Une forte influence créole dans la musique

Et il ajoute : “Moi, j’écoute tous les rythmes musicaux et je constate qu’ils ont tous un peu d’inspiration créole ; les artistes haïtiens font du trap, hip hop, konpa, zouk, de la soca et cela a influencé. Tout le monde court après le son de Kassav’, on recherche le même “feeling” et Triniboi est venu me demander comment on peut traduire “ce n’est rien” en créole. En ce moment, il y a un “tcho spin” à Sainte-Lucie et les artistes parcourent la Caraïbe.

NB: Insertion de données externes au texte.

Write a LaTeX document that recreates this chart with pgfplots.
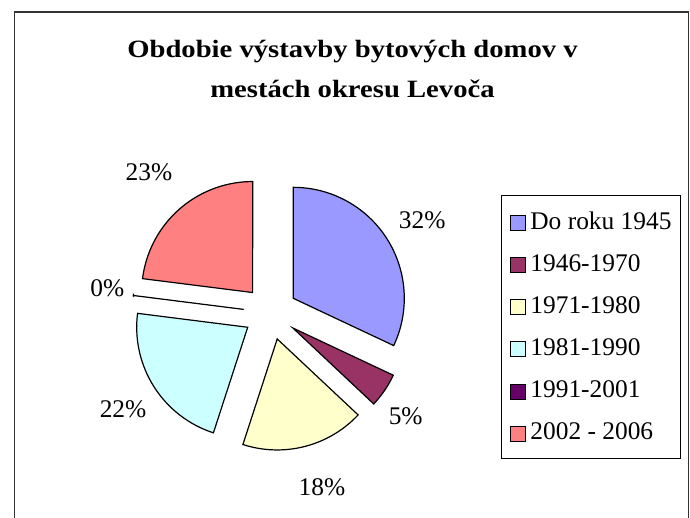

Ici, à Londres, nous recherchons votre inspiration, votre écoute en Guadeloupe, Martinique, Guyane, Sainte-Lucie, Dominique, tous les pays créoles”, explique Cold Chizzle.

Lorsque le DJ-beatmaker-chanteur parle de “tcho spin” (DJ et ses platines), il parle de tous ces artistes saint-luciens (Motto, Mr Killa etc.) qui sont, actuellement, en train de dominer le marché de la musique soca après avoir été longtemps mis à l’écart parce que leur musique était trop “ruf” (dure) et moins mélodieuse que celle de Trinidad et Tobago…

En tout cas, après “Sa Fèb”, Cold Chizzle, le Caribéen de Londres, continuera à explorer la culture créole pour trouver le “feeling” et composer d’autres succès.